** Start of Raw data **
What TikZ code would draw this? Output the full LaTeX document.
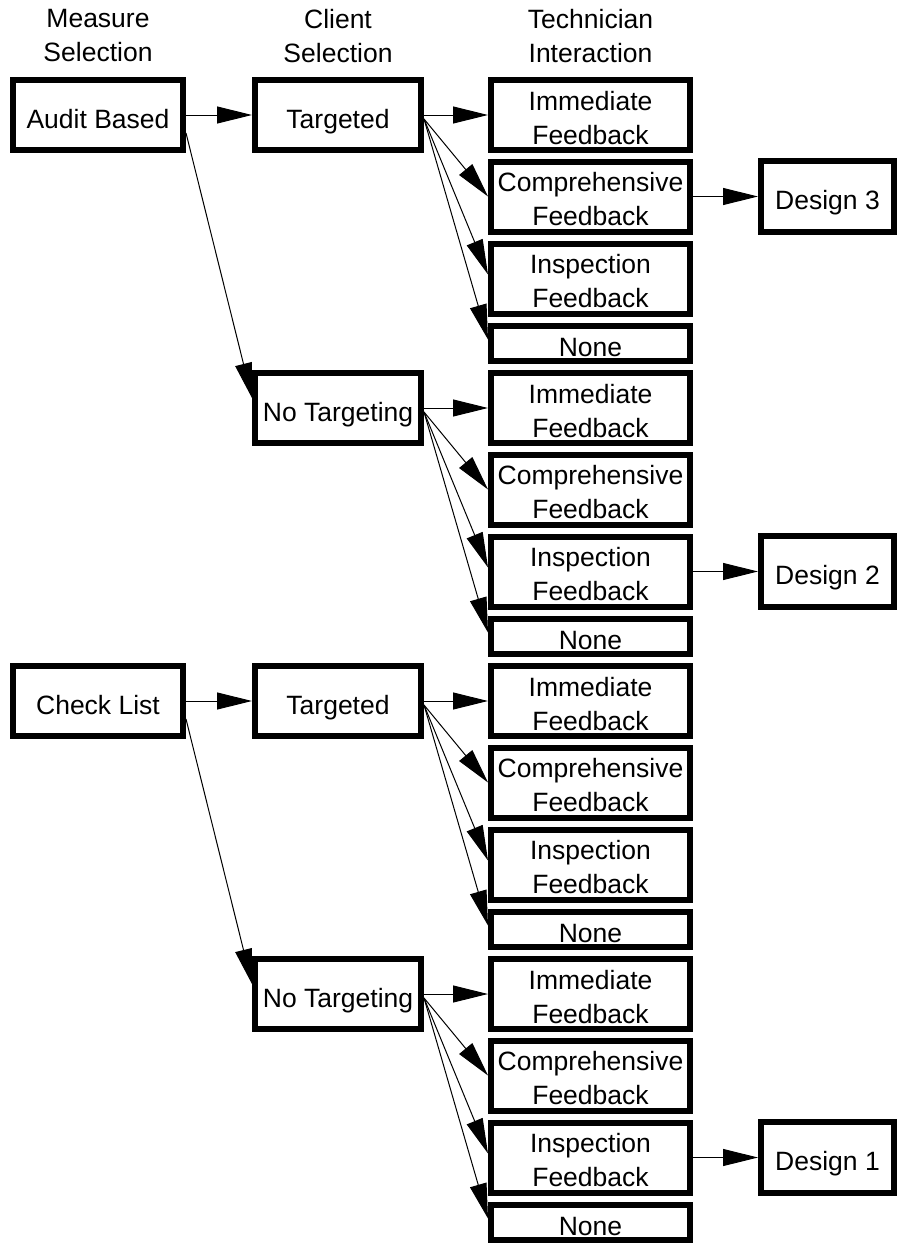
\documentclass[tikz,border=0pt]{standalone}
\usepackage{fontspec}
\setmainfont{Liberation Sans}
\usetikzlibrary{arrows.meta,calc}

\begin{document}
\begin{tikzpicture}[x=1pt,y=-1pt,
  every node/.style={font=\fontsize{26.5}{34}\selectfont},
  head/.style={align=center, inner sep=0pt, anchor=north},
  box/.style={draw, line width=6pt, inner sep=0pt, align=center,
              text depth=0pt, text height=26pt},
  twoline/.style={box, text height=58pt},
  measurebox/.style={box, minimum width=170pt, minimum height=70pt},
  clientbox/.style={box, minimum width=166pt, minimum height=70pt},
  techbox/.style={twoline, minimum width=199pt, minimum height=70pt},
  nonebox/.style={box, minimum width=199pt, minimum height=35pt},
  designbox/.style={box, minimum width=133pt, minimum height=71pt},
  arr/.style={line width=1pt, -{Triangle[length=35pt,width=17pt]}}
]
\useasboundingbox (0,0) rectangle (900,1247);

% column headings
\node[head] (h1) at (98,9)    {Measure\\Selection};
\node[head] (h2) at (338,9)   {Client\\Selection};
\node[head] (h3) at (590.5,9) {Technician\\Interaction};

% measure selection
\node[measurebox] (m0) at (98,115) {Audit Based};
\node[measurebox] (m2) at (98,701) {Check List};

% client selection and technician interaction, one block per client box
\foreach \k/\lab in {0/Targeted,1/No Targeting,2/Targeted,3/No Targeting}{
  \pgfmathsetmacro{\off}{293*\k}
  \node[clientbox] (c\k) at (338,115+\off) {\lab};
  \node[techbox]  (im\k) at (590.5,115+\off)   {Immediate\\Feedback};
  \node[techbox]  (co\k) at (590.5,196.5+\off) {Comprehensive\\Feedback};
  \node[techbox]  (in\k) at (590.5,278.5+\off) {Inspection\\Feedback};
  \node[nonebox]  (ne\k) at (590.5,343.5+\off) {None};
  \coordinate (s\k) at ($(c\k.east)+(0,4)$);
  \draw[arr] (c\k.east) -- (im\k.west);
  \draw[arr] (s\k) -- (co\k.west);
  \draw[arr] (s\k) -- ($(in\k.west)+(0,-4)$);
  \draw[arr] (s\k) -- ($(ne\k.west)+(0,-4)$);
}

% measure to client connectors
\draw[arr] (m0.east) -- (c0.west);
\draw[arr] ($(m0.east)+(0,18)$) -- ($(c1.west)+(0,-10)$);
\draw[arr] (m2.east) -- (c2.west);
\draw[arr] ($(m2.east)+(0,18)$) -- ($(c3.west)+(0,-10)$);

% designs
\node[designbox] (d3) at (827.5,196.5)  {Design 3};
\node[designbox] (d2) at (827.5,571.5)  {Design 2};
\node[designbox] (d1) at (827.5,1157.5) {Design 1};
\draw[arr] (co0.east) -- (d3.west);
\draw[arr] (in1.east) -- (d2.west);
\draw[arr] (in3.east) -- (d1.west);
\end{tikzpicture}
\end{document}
** End of Raw data **
■ **Task**:
Extract every line of the data exactly; pictures stay out.

■ **Response to the exercise**:
What TikZ code would draw this? Output the full LaTeX document.
\documentclass[tikz,border=0pt]{standalone}
\usepackage{fontspec}
\setmainfont{Liberation Sans}
\usetikzlibrary{arrows.meta,calc}

\begin{document}
\begin{tikzpicture}[x=1pt,y=-1pt,
  every node/.style={font=\fontsize{26.5}{34}\selectfont},
  head/.style={align=center, inner sep=0pt, anchor=north},
  box/.style={draw, line width=6pt, inner sep=0pt, align=center,
              text depth=0pt, text height=26pt},
  twoline/.style={box, text height=58pt},
  measurebox/.style={box, minimum width=170pt, minimum height=70pt},
  clientbox/.style={box, minimum width=166pt, minimum height=70pt},
  techbox/.style={twoline, minimum width=199pt, minimum height=70pt},
  nonebox/.style={box, minimum width=199pt, minimum height=35pt},
  designbox/.style={box, minimum width=133pt, minimum height=71pt},
  arr/.style={line width=1pt, -{Triangle[length=35pt,width=17pt]}}
]
\useasboundingbox (0,0) rectangle (900,1247);

% column headings
\node[head] (h1) at (98,9)    {Measure\\Selection};
\node[head] (h2) at (338,9)   {Client\\Selection};
\node[head] (h3) at (590.5,9) {Technician\\Interaction};

% measure selection
\node[measurebox] (m0) at (98,115) {Audit Based};
\node[measurebox] (m2) at (98,701) {Check List};

% client selection and technician interaction, one block per client box
\foreach \k/\lab in {0/Targeted,1/No Targeting,2/Targeted,3/No Targeting}{
  \pgfmathsetmacro{\off}{293*\k}
  \node[clientbox] (c\k) at (338,115+\off) {\lab};
  \node[techbox]  (im\k) at (590.5,115+\off)   {Immediate\\Feedback};
  \node[techbox]  (co\k) at (590.5,196.5+\off) {Comprehensive\\Feedback};
  \node[techbox]  (in\k) at (590.5,278.5+\off) {Inspection\\Feedback};
  \node[nonebox]  (ne\k) at (590.5,343.5+\off) {None};
  \coordinate (s\k) at ($(c\k.east)+(0,4)$);
  \draw[arr] (c\k.east) -- (im\k.west);
  \draw[arr] (s\k) -- (co\k.west);
  \draw[arr] (s\k) -- ($(in\k.west)+(0,-4)$);
  \draw[arr] (s\k) -- ($(ne\k.west)+(0,-4)$);
}

% measure to client connectors
\draw[arr] (m0.east) -- (c0.west);
\draw[arr] ($(m0.east)+(0,18)$) -- ($(c1.west)+(0,-10)$);
\draw[arr] (m2.east) -- (c2.west);
\draw[arr] ($(m2.east)+(0,18)$) -- ($(c3.west)+(0,-10)$);

% designs
\node[designbox] (d3) at (827.5,196.5)  {Design 3};
\node[designbox] (d2) at (827.5,571.5)  {Design 2};
\node[designbox] (d1) at (827.5,1157.5) {Design 1};
\draw[arr] (co0.east) -- (d3.west);
\draw[arr] (in1.east) -- (d2.west);
\draw[arr] (in3.east) -- (d1.west);
\end{tikzpicture}
\end{document}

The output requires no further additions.